Pulcinella è stato sotterrato dalla munnezza. Viene riesumato e vomita la realtà che vede: l’avvelenamento mentale e ambientale, le persone che non riescono più a reagire, si fanno scivolare tutto addosso. Io vivo in un posto dove ho respirato di tutto. Prima terra dei veleni, poi terra dei fuochi. I nonni raccontano di quando si sentiva l’odore del pane. Adesso senti l’odore della diossina. Già nel rap avevo affrontato queste tematiche. Come Pulcinella, continuamente veniamo salvati e poi ci avvelenano con qualcos’altro. Pulcinella è anche la tradizione. Ognuno la usa e poi le butta merda addosso. Il senso dello spettacolo è che la gente non deve aspettare per esigere il rispetto dei propri diritti. Forse l’ho fatto per farli svegliare da questo torpore, per me è importante portare un messaggio in quello che faccio: non riesco più a vedere la mia terra e i suoi abitanti così.

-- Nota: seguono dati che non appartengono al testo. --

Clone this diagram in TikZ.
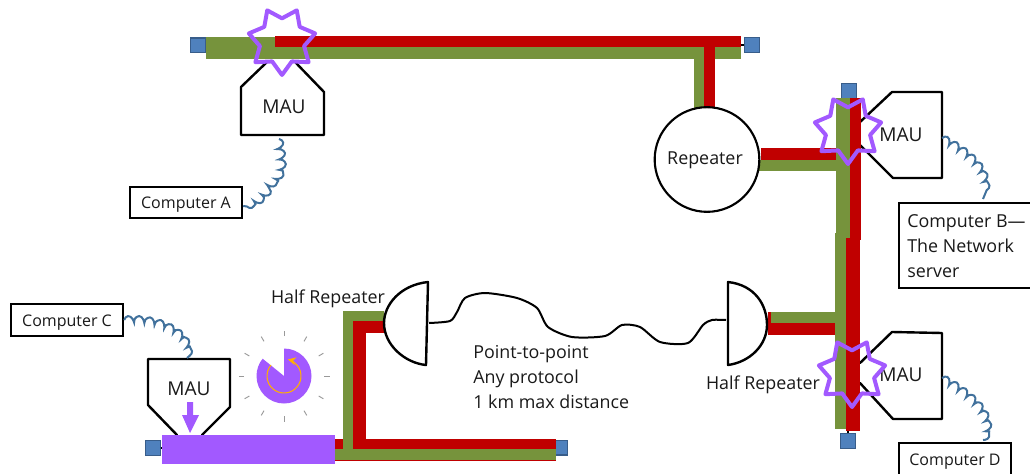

Come hai portato il rap a teatro?

Le parole, molte delle quali provenienti da ciò che ascolto in strada, mi ribollivano dentro da tempo. Davide Iodice è riuscito a darmi disciplina. Nel freestyle potevo non avere copione, la difficoltà per me è stata darmi una struttura. Per la musica, abbiamo iniziato a campionare alcune basi, come i brani di musica popolare. Poi abbiamo campionato i suoni della latta in scena che proviene dal materiale riciclato con cui costruisco oggetti che poi vendo nei mercatini.

Ti consideri più rapper o teatrante?

Ho difficolta a definirmi. Scrivo, sto in scena, raccolgo munnezza da terra. Faccio ancora freestyle per strada. Così riesco a parlare con tutti e la comunicazione è più diretta. Il teatro è una possibilità di esplorare la mia poetica, capirla, studiare. Diciamo che sono un «rap attore».